## Provided material
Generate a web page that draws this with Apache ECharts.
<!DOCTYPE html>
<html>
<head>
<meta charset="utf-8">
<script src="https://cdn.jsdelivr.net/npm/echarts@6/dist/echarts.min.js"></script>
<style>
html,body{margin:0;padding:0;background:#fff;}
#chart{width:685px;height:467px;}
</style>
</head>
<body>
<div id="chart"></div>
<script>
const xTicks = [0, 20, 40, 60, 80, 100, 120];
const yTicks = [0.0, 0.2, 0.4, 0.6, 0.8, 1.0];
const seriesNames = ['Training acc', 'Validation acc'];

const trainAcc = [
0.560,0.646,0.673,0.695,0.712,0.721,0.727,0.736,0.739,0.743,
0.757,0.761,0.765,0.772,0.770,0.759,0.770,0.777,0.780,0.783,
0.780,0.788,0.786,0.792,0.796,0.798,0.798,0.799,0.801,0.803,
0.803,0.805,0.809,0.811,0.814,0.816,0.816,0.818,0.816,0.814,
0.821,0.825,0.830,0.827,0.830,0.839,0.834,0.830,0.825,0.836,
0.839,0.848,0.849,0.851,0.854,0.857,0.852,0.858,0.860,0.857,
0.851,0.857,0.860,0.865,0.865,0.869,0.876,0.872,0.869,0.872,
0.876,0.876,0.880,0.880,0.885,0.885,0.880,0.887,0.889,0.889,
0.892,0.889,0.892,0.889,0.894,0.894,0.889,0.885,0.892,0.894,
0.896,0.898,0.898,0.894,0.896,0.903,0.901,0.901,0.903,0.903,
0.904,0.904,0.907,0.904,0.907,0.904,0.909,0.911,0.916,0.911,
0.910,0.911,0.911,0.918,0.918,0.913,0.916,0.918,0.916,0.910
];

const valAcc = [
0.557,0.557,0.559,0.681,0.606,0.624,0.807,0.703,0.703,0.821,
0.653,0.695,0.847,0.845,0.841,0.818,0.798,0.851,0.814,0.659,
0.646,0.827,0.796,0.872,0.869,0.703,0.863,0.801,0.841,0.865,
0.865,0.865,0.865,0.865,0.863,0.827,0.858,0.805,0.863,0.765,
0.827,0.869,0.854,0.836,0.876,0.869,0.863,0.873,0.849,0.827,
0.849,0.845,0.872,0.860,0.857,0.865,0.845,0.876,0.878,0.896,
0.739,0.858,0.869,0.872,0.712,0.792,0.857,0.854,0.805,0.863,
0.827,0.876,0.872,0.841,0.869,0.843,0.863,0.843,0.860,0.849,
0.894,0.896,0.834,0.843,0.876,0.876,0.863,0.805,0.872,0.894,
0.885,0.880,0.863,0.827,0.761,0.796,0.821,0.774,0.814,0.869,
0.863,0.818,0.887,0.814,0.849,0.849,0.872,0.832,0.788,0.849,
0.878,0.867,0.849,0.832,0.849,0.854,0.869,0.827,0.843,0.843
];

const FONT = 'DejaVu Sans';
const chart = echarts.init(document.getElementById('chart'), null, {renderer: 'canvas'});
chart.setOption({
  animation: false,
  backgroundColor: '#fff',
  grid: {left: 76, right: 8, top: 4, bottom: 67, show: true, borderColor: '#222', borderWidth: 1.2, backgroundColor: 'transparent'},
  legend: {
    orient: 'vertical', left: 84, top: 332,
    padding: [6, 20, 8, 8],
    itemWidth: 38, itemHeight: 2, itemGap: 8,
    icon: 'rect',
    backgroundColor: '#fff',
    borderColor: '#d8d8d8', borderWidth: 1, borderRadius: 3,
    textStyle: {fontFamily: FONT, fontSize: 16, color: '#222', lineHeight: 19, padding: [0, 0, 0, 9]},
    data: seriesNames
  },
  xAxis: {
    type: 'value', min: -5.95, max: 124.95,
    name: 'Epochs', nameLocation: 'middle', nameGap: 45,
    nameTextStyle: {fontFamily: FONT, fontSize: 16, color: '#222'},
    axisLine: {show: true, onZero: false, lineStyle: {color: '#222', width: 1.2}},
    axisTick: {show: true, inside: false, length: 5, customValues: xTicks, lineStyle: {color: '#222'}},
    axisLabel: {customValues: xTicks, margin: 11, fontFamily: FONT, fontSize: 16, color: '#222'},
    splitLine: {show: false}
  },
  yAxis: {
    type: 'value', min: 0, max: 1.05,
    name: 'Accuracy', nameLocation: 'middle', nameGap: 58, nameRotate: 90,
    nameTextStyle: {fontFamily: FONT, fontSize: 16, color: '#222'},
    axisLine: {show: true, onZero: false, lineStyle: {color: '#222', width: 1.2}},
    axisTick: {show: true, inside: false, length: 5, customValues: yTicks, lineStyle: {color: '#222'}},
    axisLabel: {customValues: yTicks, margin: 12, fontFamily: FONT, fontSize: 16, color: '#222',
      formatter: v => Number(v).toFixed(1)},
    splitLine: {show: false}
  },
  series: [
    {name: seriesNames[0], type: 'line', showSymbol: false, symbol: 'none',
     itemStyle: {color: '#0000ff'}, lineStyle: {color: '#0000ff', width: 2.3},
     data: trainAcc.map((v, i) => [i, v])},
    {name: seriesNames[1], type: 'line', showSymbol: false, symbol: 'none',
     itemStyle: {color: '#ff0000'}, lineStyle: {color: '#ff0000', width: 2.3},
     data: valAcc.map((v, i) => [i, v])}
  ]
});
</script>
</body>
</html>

## The task
Output the lines above verbatim and in full.

## Response for this exercise
Generate a web page that draws this with Apache ECharts.
<!DOCTYPE html>
<html>
<head>
<meta charset="utf-8">
<script src="https://cdn.jsdelivr.net/npm/echarts@6/dist/echarts.min.js"></script>
<style>
html,body{margin:0;padding:0;background:#fff;}
#chart{width:685px;height:467px;}
</style>
</head>
<body>
<div id="chart"></div>
<script>
const xTicks = [0, 20, 40, 60, 80, 100, 120];
const yTicks = [0.0, 0.2, 0.4, 0.6, 0.8, 1.0];
const seriesNames = ['Training acc', 'Validation acc'];

const trainAcc = [
0.560,0.646,0.673,0.695,0.712,0.721,0.727,0.736,0.739,0.743,
0.757,0.761,0.765,0.772,0.770,0.759,0.770,0.777,0.780,0.783,
0.780,0.788,0.786,0.792,0.796,0.798,0.798,0.799,0.801,0.803,
0.803,0.805,0.809,0.811,0.814,0.816,0.816,0.818,0.816,0.814,
0.821,0.825,0.830,0.827,0.830,0.839,0.834,0.830,0.825,0.836,
0.839,0.848,0.849,0.851,0.854,0.857,0.852,0.858,0.860,0.857,
0.851,0.857,0.860,0.865,0.865,0.869,0.876,0.872,0.869,0.872,
0.876,0.876,0.880,0.880,0.885,0.885,0.880,0.887,0.889,0.889,
0.892,0.889,0.892,0.889,0.894,0.894,0.889,0.885,0.892,0.894,
0.896,0.898,0.898,0.894,0.896,0.903,0.901,0.901,0.903,0.903,
0.904,0.904,0.907,0.904,0.907,0.904,0.909,0.911,0.916,0.911,
0.910,0.911,0.911,0.918,0.918,0.913,0.916,0.918,0.916,0.910
];

const valAcc = [
0.557,0.557,0.559,0.681,0.606,0.624,0.807,0.703,0.703,0.821,
0.653,0.695,0.847,0.845,0.841,0.818,0.798,0.851,0.814,0.659,
0.646,0.827,0.796,0.872,0.869,0.703,0.863,0.801,0.841,0.865,
0.865,0.865,0.865,0.865,0.863,0.827,0.858,0.805,0.863,0.765,
0.827,0.869,0.854,0.836,0.876,0.869,0.863,0.873,0.849,0.827,
0.849,0.845,0.872,0.860,0.857,0.865,0.845,0.876,0.878,0.896,
0.739,0.858,0.869,0.872,0.712,0.792,0.857,0.854,0.805,0.863,
0.827,0.876,0.872,0.841,0.869,0.843,0.863,0.843,0.860,0.849,
0.894,0.896,0.834,0.843,0.876,0.876,0.863,0.805,0.872,0.894,
0.885,0.880,0.863,0.827,0.761,0.796,0.821,0.774,0.814,0.869,
0.863,0.818,0.887,0.814,0.849,0.849,0.872,0.832,0.788,0.849,
0.878,0.867,0.849,0.832,0.849,0.854,0.869,0.827,0.843,0.843
];

const FONT = 'DejaVu Sans';
const chart = echarts.init(document.getElementById('chart'), null, {renderer: 'canvas'});
chart.setOption({
  animation: false,
  backgroundColor: '#fff',
  grid: {left: 76, right: 8, top: 4, bottom: 67, show: true, borderColor: '#222', borderWidth: 1.2, backgroundColor: 'transparent'},
  legend: {
    orient: 'vertical', left: 84, top: 332,
    padding: [6, 20, 8, 8],
    itemWidth: 38, itemHeight: 2, itemGap: 8,
    icon: 'rect',
    backgroundColor: '#fff',
    borderColor: '#d8d8d8', borderWidth: 1, borderRadius: 3,
    textStyle: {fontFamily: FONT, fontSize: 16, color: '#222', lineHeight: 19, padding: [0, 0, 0, 9]},
    data: seriesNames
  },
  xAxis: {
    type: 'value', min: -5.95, max: 124.95,
    name: 'Epochs', nameLocation: 'middle', nameGap: 45,
    nameTextStyle: {fontFamily: FONT, fontSize: 16, color: '#222'},
    axisLine: {show: true, onZero: false, lineStyle: {color: '#222', width: 1.2}},
    axisTick: {show: true, inside: false, length: 5, customValues: xTicks, lineStyle: {color: '#222'}},
    axisLabel: {customValues: xTicks, margin: 11, fontFamily: FONT, fontSize: 16, color: '#222'},
    splitLine: {show: false}
  },
  yAxis: {
    type: 'value', min: 0, max: 1.05,
    name: 'Accuracy', nameLocation: 'middle', nameGap: 58, nameRotate: 90,
    nameTextStyle: {fontFamily: FONT, fontSize: 16, color: '#222'},
    axisLine: {show: true, onZero: false, lineStyle: {color: '#222', width: 1.2}},
    axisTick: {show: true, inside: false, length: 5, customValues: yTicks, lineStyle: {color: '#222'}},
    axisLabel: {customValues: yTicks, margin: 12, fontFamily: FONT, fontSize: 16, color: '#222',
      formatter: v => Number(v).toFixed(1)},
    splitLine: {show: false}
  },
  series: [
    {name: seriesNames[0], type: 'line', showSymbol: false, symbol: 'none',
     itemStyle: {color: '#0000ff'}, lineStyle: {color: '#0000ff', width: 2.3},
     data: trainAcc.map((v, i) => [i, v])},
    {name: seriesNames[1], type: 'line', showSymbol: false, symbol: 'none',
     itemStyle: {color: '#ff0000'}, lineStyle: {color: '#ff0000', width: 2.3},
     data: valAcc.map((v, i) => [i, v])}
  ]
});
</script>
</body>
</html>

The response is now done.